Derivatization/Solid-Phase Microextraction: New Approach to Polar Analytes

Abstract

Trace analysis of fatty acids in water and/or air was enhanced by coupling solid-phase microextraction (SPME) with derivatization of the target analytes to less polar and more volatile species prior to GC analysis. Derivatization was performed in three ways: in the sample matrix, in the SPME fiber coating, and in the GC injector port. Derivatization converts polar analytes into less polar analogues, therefore increasing their coating/water or coating/gas partition coefficients and improving SPME efficiency and method sensitivity. Derivatization changes analytes with low volatilities into more volatile derivatives, thus improving their GC separations, detection, and quantitation.
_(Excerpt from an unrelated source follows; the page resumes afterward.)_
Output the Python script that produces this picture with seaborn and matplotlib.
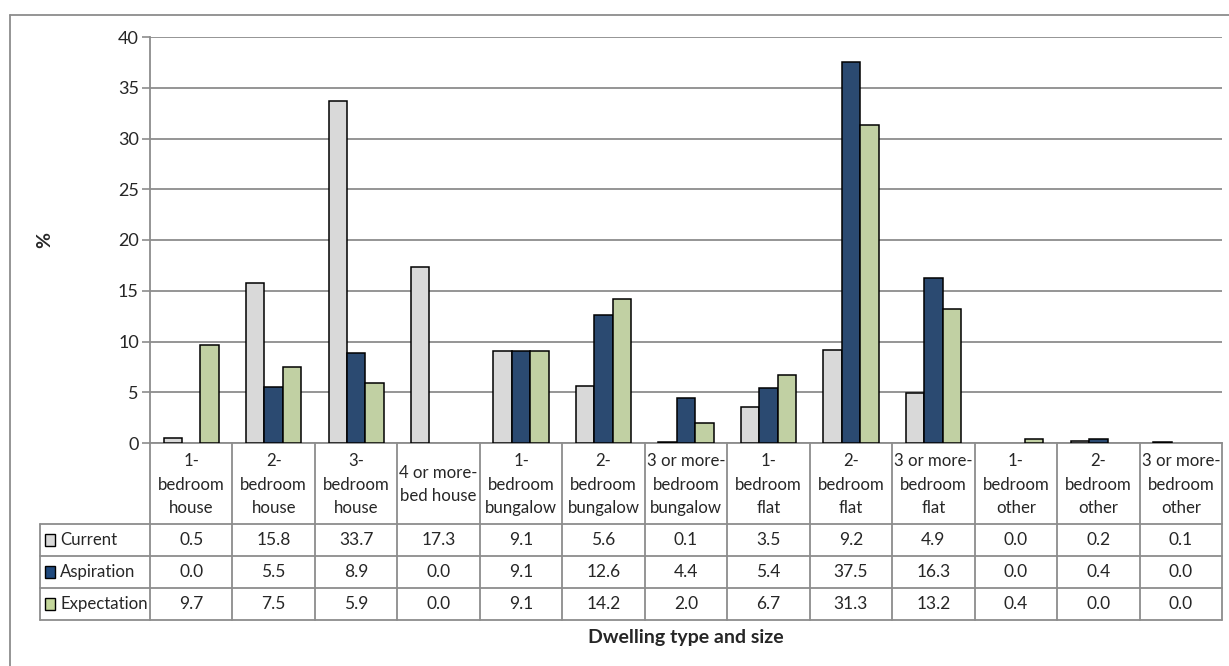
import matplotlib
matplotlib.use("Agg")
import matplotlib.pyplot as plt
from matplotlib.lines import Line2D
from matplotlib.patches import Rectangle
import matplotlib.transforms as mtransforms
import numpy as np
import pandas as pd
import seaborn as sns

# ---- data ----
categories = [
    "1-\nbedroom\nhouse", "2-\nbedroom\nhouse", "3-\nbedroom\nhouse", "4 or more-\nbed house",
    "1-\nbedroom\nbungalow", "2-\nbedroom\nbungalow", "3 or more-\nbedroom\nbungalow",
    "1-\nbedroom\nflat", "2-\nbedroom\nflat", "3 or more-\nbedroom\nflat",
    "1-\nbedroom\nother", "2-\nbedroom\nother", "3 or more-\nbedroom\nother",
]
series_names = ["Current", "Aspiration", "Expectation"]
current = [0.5, 15.8, 33.7, 17.3, 9.1, 5.6, 0.1, 3.5, 9.2, 4.9, 0.0, 0.2, 0.1]
aspiration = [0.0, 5.5, 8.9, 0.0, 9.1, 12.6, 4.4, 5.4, 37.5, 16.3, 0.0, 0.4, 0.0]
expectation = [9.7, 7.5, 5.9, 0.0, 9.1, 14.2, 2.0, 6.7, 31.3, 13.2, 0.4, 0.0, 0.0]
y_ticks = [0, 5, 10, 15, 20, 25, 30, 35, 40]
colors = ["#D9D9D9", "#1F497D", "#C4D79B"]

series_values = [current, aspiration, expectation]
df = pd.DataFrame({
    "category": np.tile(categories, 3),
    "series": np.repeat(series_names, len(categories)),
    "value": np.concatenate(series_values),
})

sns.set_theme(style="white")
plt.rcParams["font.family"] = ["Lato", "DejaVu Sans"]
text_color = "#262626"
grid_color = "#8C8C8C"
fs = 12.1

W, H = 1229, 666
fig = plt.figure(figsize=(W / 100, H / 100), dpi=100)
ax_left, ax_right, ax_top, ax_bottom = 150, 1222, 37, 443
ax = fig.add_axes([ax_left / W, 1 - ax_bottom / H,
                   (ax_right - ax_left) / W, (ax_bottom - ax_top) / H])

sns.barplot(data=df, x="category", y="value", hue="series",
            order=categories, hue_order=series_names, palette=colors,
            width=0.67, gap=0, edgecolor="black", linewidth=1.1,
            legend=False, ax=ax, zorder=3)
for p in ax.patches:
    if p.get_height() == 0:
        p.set_linewidth(0)

ax.set_ylim(0, 40)
ax.set_xlim(-0.5, len(categories) - 0.5)
ax.set_yticks(y_ticks)
ax.set_yticklabels([str(t) for t in y_ticks], fontsize=13, color=text_color)
ax.set_xticks([])
ax.set_xlabel("")
ax.set_ylabel("")
ax.yaxis.grid(True, color=grid_color, linewidth=1.3, zorder=0)
ax.set_axisbelow(True)
ax.tick_params(axis="y", which="major", length=6, width=1.2, color=grid_color,
               left=True, pad=2)
for side in ["top", "right"]:
    ax.spines[side].set_visible(False)
ax.spines["left"].set_color(grid_color)
ax.spines["left"].set_linewidth(1.3)
ax.spines["bottom"].set_color(grid_color)
ax.spines["bottom"].set_linewidth(1.3)

# ---- data table under the plot ----
axes_h = ax_bottom - ax_top
def ay(px):
    """pixel row in the figure -> axes y fraction"""
    return (ax_bottom - px) / axes_h

trans = mtransforms.blended_transform_factory(ax.transData, ax.transAxes)
trans_fig_x = mtransforms.blended_transform_factory(fig.transFigure, ax.transAxes)

header_bottom = 524
row_h = 32
table_bottom = header_bottom + 3 * row_h
legend_left = 40
line_kw = dict(color=grid_color, linewidth=1.3, clip_on=False)

# vertical separators between categories
for i in range(len(categories) + 1):
    x = i - 0.5
    ax.add_line(Line2D([x, x], [ay(ax_bottom), ay(table_bottom)], transform=trans, **line_kw))
# horizontal row lines spanning legend column and data
for k in range(4):
    yy = ay(header_bottom + k * row_h)
    ax.add_line(Line2D([legend_left / W, ax_right / W], [yy, yy], transform=trans_fig_x, **line_kw))
ax.add_line(Line2D([legend_left / W, legend_left / W], [ay(header_bottom), ay(table_bottom)],
                   transform=trans_fig_x, **line_kw))

# category header text
for i, cat in enumerate(categories):
    ax.text(i, ay((ax_bottom + header_bottom) / 2 + 1), cat, transform=trans,
            ha="center", va="center", fontsize=fs, color=text_color,
            linespacing=1.55, clip_on=False)

# value rows with legend keys
for r, (name, vals, col) in enumerate(zip(series_names, series_values, colors)):
    yc = ay(header_bottom + (r + 0.5) * row_h)
    for i, v in enumerate(vals):
        ax.text(i, yc, f"{v:.1f}", transform=trans, ha="center", va="center",
                fontsize=12.5, color=text_color, clip_on=False)
    key_w, key_h = 10 / W, 12 / axes_h
    ax.add_patch(Rectangle((45 / W, yc - key_h / 2), key_w, key_h, transform=trans_fig_x,
                           facecolor=col, edgecolor="black", linewidth=1, clip_on=False))
    ax.text(60 / W, yc, name, transform=trans_fig_x, ha="left", va="center",
            fontsize=fs, color=text_color, clip_on=False)

# axis titles
fig.text(45 / W, 1 - 240 / H, "%", rotation=90, ha="center", va="center",
         fontsize=14, fontweight="bold", color=text_color)
fig.text((ax_left + ax_right) / 2 / W, 1 - 637 / H, "Dwelling type and size",
         ha="center", va="center", fontsize=14, fontweight="bold", color=text_color)

# chart-area frame
fig.add_artist(Line2D([10 / W, 10 / W], [0, 1 - 15 / H], transform=fig.transFigure,
                      color=grid_color, linewidth=1.3))
fig.add_artist(Line2D([10 / W, 1], [1 - 15 / H, 1 - 15 / H], transform=fig.transFigure,
                      color=grid_color, linewidth=1.3))

fig.savefig("out.png", dpi=100, facecolor="white")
Pentafluorobenzyl bromide and (pentafluorophenyl)diazoethane (PFPDE) were used to derivatize short-chain fatty acids directly in sample matrices for selective and sensitive ECD detection. Diazomethane and pyrenyldiazomethane (PDAM) were used for effective in-fiber derivatization of long-chain and short-chain fatty acids, respectively, to increase their detectability. Tetramethylammonium hydroxide and tetramethylammonium hydrogen sulfate were employed to convert long-chain fatty acids into their volatile methyl esters via in-injector derivatization, for adequate and convenient GC analysis. For aqueous sample analysis, all six reagents were employed. The limits of detection (LODs) for short-chain fatty acids were in low nanogram per milliliter to the high picogram per milliliter levels. For air sample analysis, PDAM and PFPDE were employed. The LODs for short-chain fatty acids using both PFPDE and PDAM were in femtogram per milliliter to low picogram per milliliter levels. The LODs with derivatization/SPME for the analysis of short-chain fatty acids were 1−4 orders of magnitude lower than direct SPME without derivatization, therefore improving the sensitivity of SPME technique significantly.